Надо выбираться из этой чащи к жилью. Но куда идти?

Долго мы соображали, в какую сторону летели, где может быть железная дорога. Солнца нет, кругом густая дымка, низкая облачность и дождь, дождь, дождь. Ни обломки самолета, ни характер сломанного леса подсказать ничего не могли, ибо мы падали, вращаясь штопором. Я показываю одно направление, в котором мы будто бы летели, Войшицкий — другое. Вдруг откуда-то издалека донесся отрывистый паровозный гудок. Я указал влево:

— Вот видишь, где железная дорога?

— Нет, — ответил он, — по-моему, не там, а вот здесь. — И показывает в другую сторону. Трудно было ориентироваться в пасмурную осеннюю погоду в густом лесу.

Но вот взгляд мой случайно упал на обломки самолета, и я увидел уцелевший компас.

— Ба! — закричал я. — Ведь у нас есть компас!

Быстро отвернули драгоценный прибор. Теперь можно попытаться выбраться из дремучей чащобы.

Мы шли от самолета, взяв направление по компасу. Войшицкий впереди, на всякий случай держа в руке револьвер. Я шел сзади, прочерчивая на листе бумаги наш путь по показаниям компаса.

Идти было тяжело. Мы страдали от ушибов. Но это бы полбеды, не будь чаща подлинно непроходимой. Приходилось то пробираться сквозь стену кустарника ползком, то карабкаться через бурелом, то мы выходили к каким-то топям, к болотным заводям, где ноги сразу вязли по колено. Отсюда быстро уходили назад. Часто раздавались крики каких-то птиц. Среди тишины и безмолвия леса все выглядело таинственно и немного жутко. [44]

Основательно измучившись, мы добрели до огромного дерева, очевидно, грозой поваленного на землю. Оно было примерно в метр толщиной.

— Давай отдохнем, — предложил я, вытирая пот с лица, и поставил ногу на это дерево. Каково же было наше изумление, когда нога провалилась по колено: огромное дерево внутри все сгнило. Видно, лежало оно много лет.

Путь был долгий и утомительный. Наконец мы вышли на какую-то тропку и очень обрадовались. В какую бы сторону мы ни пошли теперь, все равно придем к жилью. Увы, по мере продвижения вперед наши надежды таяли. Видно, этой тропой давно никто не ходил. Она густо поросла мхом. Нога уходила в мох по щиколотку. Но особенно озадачил нас необычайный гриб. Шляпка у него с треть метра в диаметре, вырос он как раз на самой середине тропы. Нет, видно, по этой тропе давно уже никто не ходил.

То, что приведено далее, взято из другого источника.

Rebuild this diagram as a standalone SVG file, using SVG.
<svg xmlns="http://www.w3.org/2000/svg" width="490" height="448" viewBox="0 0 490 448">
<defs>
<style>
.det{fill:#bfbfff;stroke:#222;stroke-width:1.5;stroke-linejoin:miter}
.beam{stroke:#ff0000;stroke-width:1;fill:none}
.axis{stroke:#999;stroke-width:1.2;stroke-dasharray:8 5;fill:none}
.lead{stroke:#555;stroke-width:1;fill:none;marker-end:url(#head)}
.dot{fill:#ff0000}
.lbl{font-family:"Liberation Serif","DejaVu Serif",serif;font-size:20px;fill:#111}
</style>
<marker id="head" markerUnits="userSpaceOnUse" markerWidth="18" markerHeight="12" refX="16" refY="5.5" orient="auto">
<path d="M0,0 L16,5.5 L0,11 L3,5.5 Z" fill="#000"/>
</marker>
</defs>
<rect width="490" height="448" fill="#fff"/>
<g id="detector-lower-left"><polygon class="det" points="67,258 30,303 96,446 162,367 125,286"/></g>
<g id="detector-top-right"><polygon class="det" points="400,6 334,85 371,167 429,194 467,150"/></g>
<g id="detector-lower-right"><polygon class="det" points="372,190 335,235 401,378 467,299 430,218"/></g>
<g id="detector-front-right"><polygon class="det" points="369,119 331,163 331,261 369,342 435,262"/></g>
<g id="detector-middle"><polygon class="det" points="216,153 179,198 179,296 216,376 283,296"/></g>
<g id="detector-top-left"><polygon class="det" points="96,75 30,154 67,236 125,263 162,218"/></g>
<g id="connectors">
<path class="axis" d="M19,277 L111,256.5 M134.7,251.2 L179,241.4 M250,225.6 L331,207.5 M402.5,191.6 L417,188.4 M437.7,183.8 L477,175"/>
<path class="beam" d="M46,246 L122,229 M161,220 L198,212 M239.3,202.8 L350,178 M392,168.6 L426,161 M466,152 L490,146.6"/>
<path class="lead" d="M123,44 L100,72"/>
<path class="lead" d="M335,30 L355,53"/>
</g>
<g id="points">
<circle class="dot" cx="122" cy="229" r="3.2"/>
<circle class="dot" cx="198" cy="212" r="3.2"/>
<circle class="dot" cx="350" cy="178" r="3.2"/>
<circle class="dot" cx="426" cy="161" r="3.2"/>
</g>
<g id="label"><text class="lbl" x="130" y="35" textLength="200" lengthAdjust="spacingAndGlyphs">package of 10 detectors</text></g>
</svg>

И впрямь, кругом было, как в сказке. Непроходимая чаща, бурелом и крики птиц, топи, болотные трясины, шорох неведомых зверей, которых мы не видели, но шум и треск ветвей говорил, что они где-то близко. Все было необычайно и таинственно.

Мы шли, продолжая записывать наш путь по компасу. Шли медленно, все чаще и чаще отдыхая. Томительно тянулось время. Как оказалось позднее, мы упали всего в семи километрах от железной дороги, а добрались до нее через девять с половиной часов.

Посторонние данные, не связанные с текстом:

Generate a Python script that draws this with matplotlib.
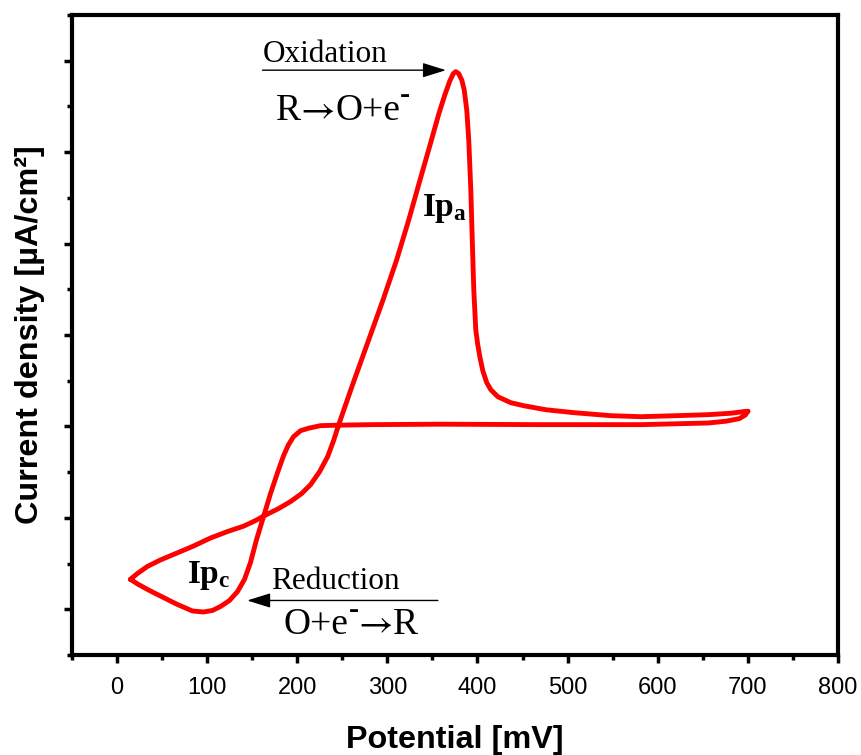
import matplotlib
matplotlib.use("Agg")
import matplotlib.pyplot as plt
from matplotlib.ticker import MultipleLocator, NullFormatter

plt.rcParams['mathtext.fontset'] = 'custom'
plt.rcParams['mathtext.rm'] = 'Liberation Serif'
plt.rcParams['mathtext.bf'] = 'Liberation Serif:bold'
plt.rcParams['mathtext.it'] = 'Liberation Serif:italic'

# Potential [mV] and current density (arbitrary units, baseline ~0)
# Forward (anodic) scan from left vertex to 700 mV
fwd_E = [14.8, 22.6, 33.7, 48.1, 67.0, 84.8, 103.7, 122.6, 140.3, 153.7,
         164.8, 179.2, 192.6, 204.8, 214.8, 224.8, 233.7, 240.3, 246.0, 261.4,
         278.1, 294.8, 310.3, 323.7, 335.9, 347.0, 357.0, 363.7, 369.2, 373.1,
         375.9, 379.2, 382.6, 385.3, 388.1, 390.3, 392.6, 394.2, 395.9, 398.1,
         400.3, 402.6, 405.9, 410.3, 414.8, 422.6, 437.0, 451.4, 475.9, 507.0,
         548.1, 581.4, 620.3, 655.9, 681.4, 694.8, 700.3]
fwd_I = [-1.673, -1.609, -1.532, -1.461, -1.383, -1.309, -1.221, -1.150, -1.092, -1.030,
         -0.970, -0.899, -0.822, -0.735, -0.637, -0.495, -0.331, -0.156, 0.019, 0.456,
         0.914, 1.373, 1.821, 2.258, 2.684, 3.066, 3.416, 3.624, 3.776, 3.858,
         3.880, 3.858, 3.787, 3.678, 3.459, 3.131, 2.585, 2.039, 1.493, 1.056,
         0.893, 0.762, 0.609, 0.477, 0.401, 0.324, 0.259, 0.226, 0.182, 0.150,
         0.117, 0.106, 0.117, 0.128, 0.144, 0.161, 0.166]
# Reverse (cathodic) scan from 700 mV back to left vertex
rev_E = [700.3, 696.9, 690.3, 675.9, 655.9, 581.4, 470.3, 359.2, 281.4, 244.8,
         225.9, 212.6, 203.7, 195.9, 190.3, 184.8, 178.1, 170.3, 162.6, 154.8,
         148.1, 141.4, 133.7, 124.8, 114.8, 105.9, 95.9, 83.7, 67.0, 51.4,
         37.0, 23.7, 14.8]
rev_I = [0.166, 0.122, 0.084, 0.057, 0.037, 0.019, 0.019, 0.024, 0.019, 0.013,
         0.008, -0.020, -0.047, -0.112, -0.200, -0.320, -0.506, -0.735, -0.986, -1.238,
         -1.489, -1.674, -1.806, -1.904, -1.970, -2.013, -2.030, -2.019, -1.948, -1.871,
         -1.800, -1.729, -1.673]

xticks = [0, 100, 200, 300, 400, 500, 600, 700, 800]

fig = plt.figure(figsize=(8.62, 7.55), dpi=100)
ax = fig.add_axes([0.0835, 0.1325, 0.8886, 0.8477])

ax.plot(fwd_E + rev_E[1:], fwd_I + rev_I[1:], color='#ff0000', lw=3.5,
        solid_joinstyle='round', solid_capstyle='round')

ax.set_xlim(-50, 800)
ax.set_ylim(-2.5, 4.5)
ax.set_xticks(xticks)
ax.set_xticklabels([str(t) for t in xticks])
ax.xaxis.set_minor_locator(MultipleLocator(50))
ax.yaxis.set_major_locator(MultipleLocator(1))
ax.yaxis.set_minor_locator(MultipleLocator(0.5))
ax.yaxis.set_major_formatter(NullFormatter())

for sp in ax.spines.values():
    sp.set_linewidth(3)
ax.tick_params(which='major', direction='out', length=6, width=2.5,
               labelsize=17, pad=10)
ax.tick_params(which='minor', direction='out', length=3.5, width=2.5)
for lab in ax.get_xticklabels():
    lab.set_family(['Liberation Sans', 'DejaVu Sans'])

sans = ['Liberation Sans', 'DejaVu Sans']
ax.set_xlabel('Potential [mV]', fontsize=23.3, fontweight='bold', family=sans)
ax.set_ylabel('Current density [µA/cm²]', fontsize=23.3, fontweight='bold', family=sans)
ax.xaxis.set_label_coords(0.5, -0.109)
ax.yaxis.set_label_coords(-0.035, 0.5)

serif = ['Liberation Serif', 'DejaVu Serif']
renderer = fig.canvas.get_renderer()


def chain(x, y, pieces):
    off = 0.0
    for s, kw, dy in pieces:
        t = ax.annotate(s, xy=(x, y), xycoords='data', xytext=(off, dy),
                        textcoords='offset points', ha='left', va='baseline', **kw)
        bb = t.get_window_extent(renderer)
        off += bb.width * 72.0 / fig.dpi


fs = 27
txt = dict(fontsize=fs, family=serif)
arr = dict(fontsize=fs, family=['STIXGeneral', 'DejaVu Serif'])
hyp = dict(fontsize=22, family=serif, fontweight='bold')

# Oxidation annotation
ax.annotate('', xy=(365, 3.896), xytext=(161.4, 3.896),
            arrowprops=dict(arrowstyle='-|>,head_length=0.8,head_width=0.25',
                            color='black', lw=1, mutation_scale=18,
                            shrinkA=0, shrinkB=0))
ax.text(161.4, 3.984, 'Oxidation', fontsize=22.5, family=serif,
        ha='left', va='baseline')
chain(175.9, 3.35, [('R', txt, 0), ('→', arr, 0), ('O+e', txt, 0), ('-', hyp, 12)])

# Reduction annotation
ax.annotate('', xy=(144.4, -1.904), xytext=(356, -1.904),
            arrowprops=dict(arrowstyle='-|>,head_length=0.8,head_width=0.25',
                            color='black', lw=1, mutation_scale=18,
                            shrinkA=0, shrinkB=0))
ax.text(170.5, -1.774, 'Reduction', fontsize=22.5, family=serif,
        ha='left', va='baseline')
chain(184.8, -2.275, [('O+e', txt, 0), ('-', hyp, 12), ('→', arr, 0), ('R', txt, 0)])

# Peak labels
ax.text(338.1, 2.387, r'$\mathbf{Ip}_{\mathbf{a}}$', fontsize=24, ha='left', va='center')
ax.text(78.1, -1.631, r'$\mathbf{Ip}_{\mathbf{c}}$', fontsize=24, ha='left', va='center')

fig.savefig('out.png', dpi=100)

Казалось, лесу нет конца. Мы выбивались из сил. Несколько раз проверяли, правильно ли идем. Вдруг мой товарищ радостно вскрикнул. Я посмотрел на него. Он показывал пальцем вперед. Перед нами невдалеке расстилалась поляна, засеянная овсом. Значит, где-то поблизости есть жилье. Сделав еще сотню шагов, мы увидели женщин, собиравших ягоды. Как только они нас заметили, бросились бежать, сломя голову. Их испуг был легко объясним. Мы упали вблизи от границы на нашей территории. По костюмам они приняли нас за иностранцев, перешедших границу. Мы кричали им, но женщины продолжали бежать. Остановилась только одна старушка, мы подошли к ней.

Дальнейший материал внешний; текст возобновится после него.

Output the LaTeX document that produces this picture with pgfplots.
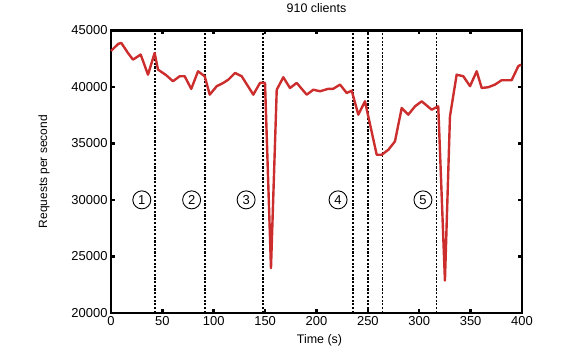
\documentclass[border=0pt]{standalone}
\usepackage{fontspec}
\setmainfont{Liberation Sans}
\usepackage{pgfplots}
\pgfplotsset{compat=1.18}
\definecolor{linered}{RGB}{204,45,45}
\begin{document}
\begin{tikzpicture}
\begin{axis}[
  scale only axis, width=411bp, height=282.5bp,
  xmin=0, xmax=400, ymin=20000, ymax=45000,
  xtick={0,50,...,400}, ytick={20000,25000,...,45000},
  scaled y ticks=false,
  yticklabel style={/pgf/number format/fixed,/pgf/number format/1000 sep={}},
  /pgf/number format/assume math mode=true,
  tick label style={font=\fontsize{13}{15}\selectfont},
  axis line style={line width=2.5bp},
  tick align=inside, major tick length=4bp,
  tick style={line width=2.5bp, black},
  title={910 clients},
  title style={font=\fontsize{12.5}{15}\selectfont, at={(axis description cs:0.5,1)}, anchor=center, yshift=16.5bp},
  xlabel={Time (s)},
  xlabel style={font=\fontsize{12.5}{15}\selectfont, at={(axis description cs:0.5,0)}, anchor=center, yshift=-27bp, xshift=3bp},
  ylabel={Requests per second},
  ylabel style={font=\fontsize{12}{14}\selectfont, at={(axis description cs:-0.163,0.5)}, anchor=center},
  clip=false,
]
\foreach \v in {42.8,91.5,148,235.5,250,264,317}{
  \edef\temp{\noexpand\addplot[black, line width=1.3bp, dash pattern=on 2.2bp off 1.5bp, forget plot] coordinates {(\v,20000) (\v,45000)};}
  \temp
}
\addplot[linered, line width=2.4bp, line join=round] coordinates {
(0,43180)(7,43800)(10,43890)(16.5,43000)(21.4,42410)(28.9,42860)(36,41080)(42.5,43000)(45.7,41530)(53.5,41050)(60.3,40500)(66.9,40940)(71.7,40940)(78.1,39820)(84.7,41380)(91.2,40940)(96.1,39310)(102.9,40060)(109.3,40350)(114.2,40640)(120.7,41230)(127.2,40940)(138.5,39310)(145,40350)(149.9,40350)(155.7,23950)(161.3,39750)(167.7,40850)(174.2,39900)(180.7,40350)(190.5,39310)(196.9,39750)(203.4,39610)(211.2,39820)(216.1,39820)(222.9,40200)(229.4,39460)(234.3,39660)(240.7,37540)(247.2,38720)(258.6,33990)(263.4,33990)(269.9,34430)(276.4,35180)(282.9,38130)(289.3,37540)(295.9,38280)(302.4,38720)(312.1,37980)(318.5,38280)(325,22860)(329.9,37390)(336.4,41080)(342.9,40940)(349.4,40060)(355.9,41380)(360.8,39900)(367.2,39970)(373.7,40200)(380.2,40590)(389.9,40590)(396.4,41830)(399,41970)
};
\foreach \p/\t in {30/1,78.5/2,131.5/3,221/4,303.6/5}{
  \edef\temp{\noexpand\node[circle, draw, line width=0.9bp, minimum size=18bp, inner sep=0pt, font=\noexpand\fontsize{13}{15}\noexpand\selectfont] at (axis cs:\p,30000) {\t};}
  \temp
}
\end{axis}
\path (current axis.south west) +(-111bp,-41bp);
\path (current axis.north east) +(54bp,27.5bp);
\end{tikzpicture}
\end{document}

— Что вы бежите от нас? Мы же не кусаемся, — обратились мы к старушке. [45]

— Да вы не наши, — недоверчиво ответила она.

Долго мы убеждали ее в том, что самые настоящие наши, советские. Наконец она поверила и разговорилась.

— Как пройти, бабушка, к станции?

— А вот так, родной, по струнам иди, иди — и придешь, — она показала на телеграфные столбы.

Еще через час, усталые и измученные, мы добрались до железнодорожной станции.